# Spare multitool suggestions



## KeeperoftheKeys (Apr 5, 2012)

I posted my question in the poll (with my vote and my opinions) but I guess that since it's a pinned poll most people don't look there anymore.

I had to send my leatherman surge in for repair this week and am finally realising just how much I use it every day, since they told me that repair may take a fair ammount of time and I will need it fairly soon (other than missing it in my day-to-day activities) I am considering buying a second one which I'll have as a spare.

Demands: it must be black (tactical), leatherman I think is my preferred brand but for a secondary tool I may be willing to look at other brands.

Models I am considering:
- wave
- MUT (just very curious about that beast and now have an excuse to get it)

Suggestions/advice very welcome.


----------



## techieman33 (Apr 5, 2012)

A SOG powerlock with the v-cutter, and then buy the wire stripper to replace the file or the saw.


----------



## gafftapegreenia (Apr 5, 2012)

Well I used to carry the Blast, then I carried the Core. Now I carry a SOG Power Pocket Plier that I did some tool swapping on.

Don't waste your money on a MUT, they aren't meant for us.


----------



## KeeperoftheKeys (Apr 5, 2012)

The SOG B66-N (powerpocket?) looks very nice, I am a tad worried though spring loaded knives may not be legal in my country (even for people licensed to carry guns)...

Can you clarify how you swap tools, it doesn't look like they have bit-holders or something along those lines....

The powerlock looks nice but I like my knives on the outside (forgot to say that in the OP)


----------



## gafftapegreenia (Apr 5, 2012)

The SOG B66-N is the PowerAssist, and yes the knives are assisted opening. I don't have one because you lose several tool slots to the spring mechanism. All SOG tools use hex headed screws, and you can buy the tool components individually. SOG encourages users to buy components and swap them out as they see fit. With Leatherman, as you know, if it needs repair work, you have to send it in. 

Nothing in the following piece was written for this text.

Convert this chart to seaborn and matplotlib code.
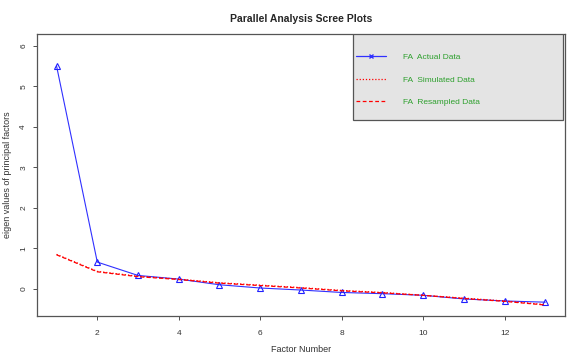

If you like outside opening knives that really limits the offerings. If they can be outside opening but NOT one handed also check out the Victorinox Swisstools.


----------



## howlingwolf487 (Apr 5, 2012)

I find the the tools on my multitool that I actually use are (in order of frequency):

1. knife/pliers (tied for first)
2. wire cutters
3. screwdriver(s)
4. saw
5. awl
6. serrated knife blade
7. bottle cap opener
8. file
9. can opener (usually useless anyway)

I have a Leatherman Supertool 200 that I use for my backup and it's great. I just prefer to have the real tools in a pouch on my belt. Needlenose w/ wire cutters, a 4-in-1 screwdriver, and a pocket folding knife work just fine for me for 99% of what I do. Anything else…there's the toolbox.

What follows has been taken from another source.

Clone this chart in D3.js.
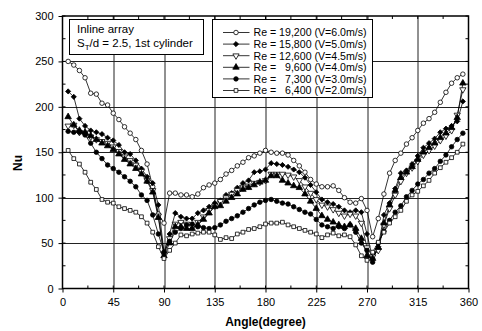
<!DOCTYPE html>
<html>
<head>
<meta charset="utf-8">
<script src="https://cdn.jsdelivr.net/npm/d3@7"></script>
<style>
  body { margin: 0; background: #fff; }
  svg { display: block; font-family: "Liberation Sans", Arial, sans-serif; }
</style>
</head>
<body>
<svg id="chart" width="482" height="331"></svg>
<script>
// 角度 (degree)
const angles = [5,10,15,20,25,30,35,40,45,50,55,60,65,70,75,80,85,90,95,100,
  105,110,115,120,125,130,135,140,145,150,155,160,165,170,175,180,185,190,195,200,
  205,210,215,220,225,230,235,240,245,250,255,260,265,270,275,280,285,290,295,300,
  305,310,315,320,325,330,335,340,345,350,355];

// Nu 各レイノルズ数
const nu19200 = [250,246,240,232,215,214,204,202,193,186, 178,171,164,152,137,112,82,72,105,105,
  103,103,101,104,111,114,116,120,126,130, 135,139,144,146,149,152,150,149,149,147,
  141,135,128,120,115,112,112,113,108,100, 95,94,99,86,57,77,104,127,141,149,
  159,166,174,182,187,194,205,216,226,232, 236];
const nu15800 = [217,211,187,179,174,172,170,166,163,158, 150,148,141,132,123,116,92,40,60,83,
  79,77,77,83,86,90,94,97,103,105, 111,116,119,128,129,131,138,137,136,134,
  131,128,122,114,106,98,95,93,90,86, 84,86,84,60,33,46,81,94,110,127,
  130,137,146,155,160,165,172,176,179,184, 206];
const nu12600 = [179,180,172,171,167,164,162,160,156,151, 145,141,136,129,119,108,80,38,55,71,
  73,71,68,73,79,86,91,96,100,104, 108,111,113,116,117,119,126,126,126,125,
  123,119,112,105,98,92,90,87,83,80, 82,80,72,45,35,42,70,88,103,118,
  127,133,140,147,152,157,163,168,174,191, 219];
const nu9600 = [189,180,174,172,168,164,160,157,153,148, 142,137,132,126,118,106,78,36,50,68,
  68,66,66,70,76,83,90,91,96,100, 104,109,111,114,117,119,124,124,119,116,
  113,111,104,96,88,80,76,73,70,68, 70,66,55,36,33,45,72,92,108,122,
  128,134,142,150,155,160,166,171,177,188, 226];
const nu7300 = [173,172,172,169,160,150,143,136,132,128, 123,118,112,103,97,81,60,40,52,62,
  66,70,71,68,67,66,67,70,74,77, 80,84,88,92,95,97,98,96,94,93,
  90,87,84,82,76,70,68,66,68,66, 70,62,50,42,29,50,63,75,84,91,
  101,108,115,120,127,132,140,147,156,164, 171];
const nu6400 = [152,143,137,128,117,109,98,95,94,90, 88,86,84,79,72,62,46,33,42,50,
  59,58,60,61,62,62,59,54,56,55, 60,62,65,66,68,71,72,72,73,70,
  68,66,64,62,60,56,59,61,58,59, 57,48,36,31,40,51,62,72,79,86,
  96,103,107,113,119,127,133,139,144,150, 159];

const legendLabels = [
  "Re = 19,200 (V=6.0m/s)",
  "Re = 15,800 (V=5.0m/s)",
  "Re = 12,600 (V=4.5m/s)",
  "Re =   9,600 (V=4.0m/s)",
  "Re =   7,300 (V=3.0m/s)",
  "Re =   6,400 (V=2.0m/s)"
];
const xTicks = [0,45,90,135,180,225,270,315,360];
const yTicks = [0,50,100,150,200,250,300];

// マーカーの種類
const series = [
  {vals: nu19200, sym: d3.symbolCircle,   size: 16, fill: "#fff", rot: 0},
  {vals: nu15800, sym: d3.symbolSquare,   size: 13, fill: "#000", rot: 45},
  {vals: nu12600, sym: d3.symbolTriangle, size: 17, fill: "#fff", rot: 180},
  {vals: nu9600,  sym: d3.symbolTriangle, size: 18, fill: "#000", rot: 0},
  {vals: nu7300,  sym: d3.symbolCircle,   size: 16, fill: "#000", rot: 0},
  {vals: nu6400,  sym: d3.symbolSquare,   size: 14, fill: "#fff", rot: 0}
];

const svg = d3.select("#chart");
const m = {left: 62.5, right: 13.5, top: 16, bottom: 42.5};
const W = 482 - m.left - m.right, H = 331 - m.top - m.bottom;
const g = svg.append("g").attr("transform", `translate(${m.left},${m.top})`);

const x = d3.scaleLinear().domain([0, 360]).range([0, W]);
const y = d3.scaleLinear().domain([0, 300]).range([H, 0]);

// グリッド
g.append("g").selectAll("line").data(xTicks.slice(1, -1)).join("line")
  .attr("x1", d => Math.round(x(d)) + 0.5).attr("x2", d => Math.round(x(d)) + 0.5)
  .attr("y1", 0).attr("y2", H).attr("stroke", "#222").attr("stroke-width", 1);
g.append("g").selectAll("line").data(yTicks.slice(1, -1)).join("line")
  .attr("y1", d => Math.round(y(d)) + 0.5).attr("y2", d => Math.round(y(d)) + 0.5)
  .attr("x1", 0).attr("x2", W).attr("stroke", "#222").attr("stroke-width", 1);

// 軸（下・左は目盛り付き、上・右は内向きの目盛りだけ）
const xMinor = d3.range(0, 361, 22.5);
const yMinor = d3.range(0, 301, 25);
const xAxis = g.append("g").attr("transform", `translate(0,${H})`)
  .call(d3.axisBottom(x).tickValues(xTicks).tickSize(4).tickPadding(6));
const yAxis = g.append("g")
  .call(d3.axisLeft(y).tickValues(yTicks).tickSize(4).tickPadding(5));
[xAxis, yAxis].forEach(a => {
  a.selectAll("text").attr("font-size", 11).attr("fill", "#000")
    .attr("font-family", "Liberation Sans, Arial, sans-serif");
  a.select(".domain").remove();
});
// 内向きの小目盛り
const tk = g.append("g").attr("stroke", "#000").attr("stroke-width", 1);
xMinor.forEach(v => {
  tk.append("line").attr("x1", x(v)).attr("x2", x(v)).attr("y1", H).attr("y2", H - 3);
  tk.append("line").attr("x1", x(v)).attr("x2", x(v)).attr("y1", 0).attr("y2", 3);
});
yMinor.forEach(v => {
  tk.append("line").attr("x1", 0).attr("x2", 3).attr("y1", y(v)).attr("y2", y(v));
  tk.append("line").attr("x1", W).attr("x2", W - 3).attr("y1", y(v)).attr("y2", y(v));
});
// 枠
g.append("rect").attr("x", 0).attr("y", 0).attr("width", W).attr("height", H)
  .attr("fill", "none").attr("stroke", "#000").attr("stroke-width", 1.5);

// 線とマーカー
const line = d3.line().x((d, i) => x(angles[i])).y(d => y(d));
series.forEach(s => {
  g.append("path").datum(s.vals).attr("d", line)
    .attr("fill", "none").attr("stroke", "#000").attr("stroke-width", 0.8);
});
series.forEach(s => {
  const shape = d3.symbol().type(s.sym).size(s.size);
  g.append("g").selectAll("path").data(s.vals).join("path")
    .attr("d", shape)
    .attr("transform", (d, i) => `translate(${x(angles[i])},${y(d)}) rotate(${s.rot})`)
    .attr("fill", s.fill).attr("stroke", "#000").attr("stroke-width", 0.8);
});

// 注記ボックス
g.append("rect").attr("x", 69.5 - m.left).attr("y", 19.5 - m.top)
  .attr("width", 134).attr("height", 35).attr("fill", "#fff").attr("stroke", "#000");
const ann = svg.append("g").attr("font-size", 11.5);
ann.append("text").attr("x", 77).attr("y", 33).text("Inline array");
const t2 = ann.append("text").attr("x", 77).attr("y", 47);
t2.append("tspan").text("S");
t2.append("tspan").attr("font-size", 8).attr("dy", 3).text("T");
t2.append("tspan").attr("dy", -3).text("/d = 2.5, 1st cylinder");

// 凡例
svg.append("rect").attr("x", 212.5).attr("y", 19.5).attr("width", 160).attr("height", 78)
  .attr("fill", "#fff").attr("stroke", "#000");
const lg = svg.append("g");
series.forEach((s, i) => {
  const ly = 32.5 + i * 11.6;
  lg.append("line").attr("x1", 223).attr("x2", 249.5).attr("y1", ly).attr("y2", ly)
    .attr("stroke", "#000").attr("stroke-width", 0.8);
  lg.append("path").attr("d", d3.symbol().type(s.sym).size(s.size)())
    .attr("transform", `translate(236,${ly}) rotate(${s.rot})`)
    .attr("fill", s.fill).attr("stroke", "#000").attr("stroke-width", 0.8);
  lg.append("text").attr("x", 253.5).attr("y", ly + 3.8).attr("font-size", 10.6)
    .style("white-space", "pre").text(legendLabels[i]);
});

// 軸タイトル
svg.append("text").attr("x", m.left + x(180)).attr("y", 326).attr("text-anchor", "middle")
  .attr("font-size", 12).attr("font-weight", "bold").text("Angle(degree)");
svg.append("text").attr("transform", "translate(22,163) rotate(-90)")
  .attr("text-anchor", "middle").attr("font-size", 12).attr("font-weight", "bold").text("Nu");
</script>
</body>
</html>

EDIT: BTW this is my new folding knife (thanks to the fiancee):


----------



## KeeperoftheKeys (Apr 5, 2012)

I generally don't run around with a toolkit instead I have a leatherman on my belt  although I was constantly using a specific tool I would probably choose to carry the "specialized/specific" version of that tool (in addition to a multi-tool?).

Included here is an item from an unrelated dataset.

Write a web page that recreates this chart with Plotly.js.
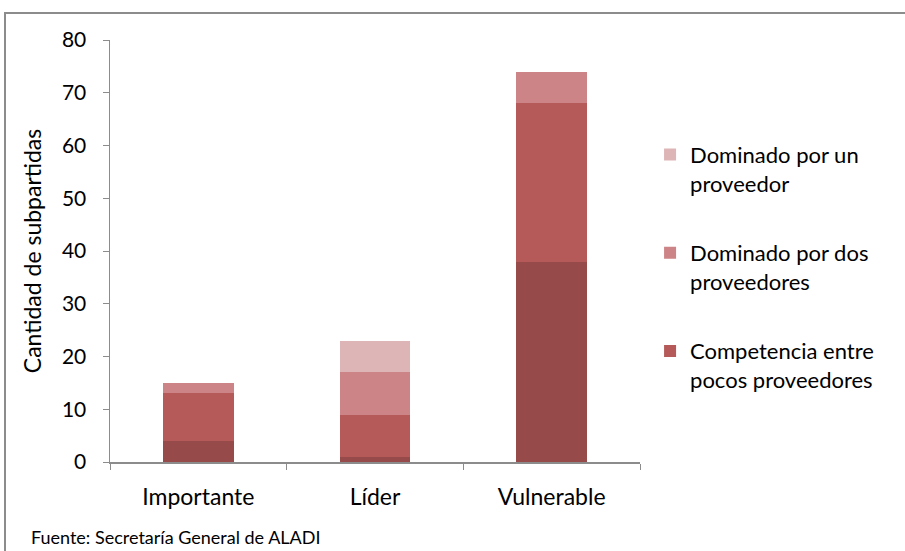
<!DOCTYPE html>
<html><head><meta charset="utf-8">
<script src="https://cdn.plot.ly/plotly-3.0.1.min.js"></script>
<style>
body{margin:0;padding:0;background:#fff;}
#wrap{position:relative;width:905px;height:551px;overflow:hidden;}
#chart{position:absolute;left:0;top:0;width:905px;height:551px;}
#frame{position:absolute;left:4px;top:12px;width:920px;height:600px;border:2px solid #8c8c8c;pointer-events:none;}
</style></head>
<body><div id="wrap"><div id="chart"></div><div id="frame"></div></div>
<script>
const categories = ["Importante", "Líder", "Vulnerable"];
const competitivo = [4, 1, 38];
const competenciaPocos = [9, 8, 30];
const dominadoDos = [2, 8, 6];
const dominadoUno = [0, 6, 0];
const yTicks = [0, 10, 20, 30, 40, 50, 60, 70, 80];

const font = "Lato, 'Open Sans', sans-serif";
const traces = [
  {name: "Competitivo", y: competitivo, color: "#964a4a", show: false, rank: 4},
  {name: "Competencia entre<br>pocos proveedores", y: competenciaPocos, color: "#b55a58", show: true, rank: 3},
  {name: "Dominado por dos<br>proveedores", y: dominadoDos, color: "#cd8486", show: true, rank: 2},
  {name: "Dominado por un<br>proveedor", y: dominadoUno, color: "#ddb5b6", show: true, rank: 1}
].map((t, i) => ({
  type: "bar", x: categories, y: t.y, name: t.name, showlegend: t.show,
  legendgroup: "g" + i, legendrank: t.rank,
  marker: {color: t.color, line: {width: 0}},
  hoverinfo: "y+name"
}));

const layout = {
  width: 905, height: 551,
  margin: {l: 110, r: 265, t: 40, b: 89},
  barmode: "stack", bargap: 0.6,
  paper_bgcolor: "#fff", plot_bgcolor: "#fff",
  font: {family: font, size: 21, color: "#000"},
  xaxis: {
    showline: true, linecolor: "#8c8c8c", linewidth: 1.5,
    ticks: "outside", tickson: "boundaries", ticklen: 6, tickcolor: "#8c8c8c",
    tickfont: {size: 23, family: font}, showgrid: false, ticklabelstandoff: 14
  },
  yaxis: {
    range: [0, 80], tickvals: yTicks, ticktext: yTicks.map(String),
    showline: true, linecolor: "#8c8c8c", linewidth: 1.5,
    ticks: "outside", ticklen: 6, tickcolor: "#8c8c8c",
    showgrid: false, zeroline: false, ticklabelstandoff: 12,
    tickfont: {size: 21, family: font},
    title: {text: "Cantidad de subpartidas", font: {size: 23, family: font}, standoff: 14}
  },
  legend: {
    x: 1.019, y: 0.778, xanchor: "left", yanchor: "top",
    traceorder: "grouped", tracegroupgap: 38, valign: "top",
    font: {size: 22, family: font}, itemwidth: 30
  },
  annotations: [{
    text: "Fuente: Secretaría General de ALADI",
    xref: "paper", yref: "paper", x: -0.153, y: -0.148,
    xanchor: "left", yanchor: "top", showarrow: false,
    font: {size: 18, family: font, color: "#000"}
  }]
};
Plotly.newPlot("chart", traces, layout, {displayModeBar: false, staticPlot: true});
</script></body></html>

I still have to check w/ a cop friend to see if the spring loaded knife would be legal or not, otherwise it looks very tempting.

Although I also just realized there is a feature (not a tool) that I use & rely on since my charge: the quick release lanyard


----------



## techieman33 (Apr 5, 2012)

KeeperoftheKeys said:


> I generally don't run around with a toolkit instead I have a leatherman on my belt  although I was constantly using a specific tool I would probably choose to carry the "specialized/specific" version of that tool (in addition to a multi-tool?).
> 
> I still have to check w/ a cop friend to see if the spring loaded knife would be legal or not, otherwise it looks very tempting.
> 
> Although I also just realized there is a feature (not a tool) that I use & rely on since my charge: the quick release lanyard



Have you considered carrying a small pocket knife in addition to the multi-tool? I find a pocket knife to be easier and more comfortable to use especially if it's for more than just one or two quick cuts.


----------



## mstaylor (Apr 7, 2012)

I use a Leatherman Kick. I think it comes black but mine is not, never saw the need. I carry a knife so I rarely use the blade although it is good.


----------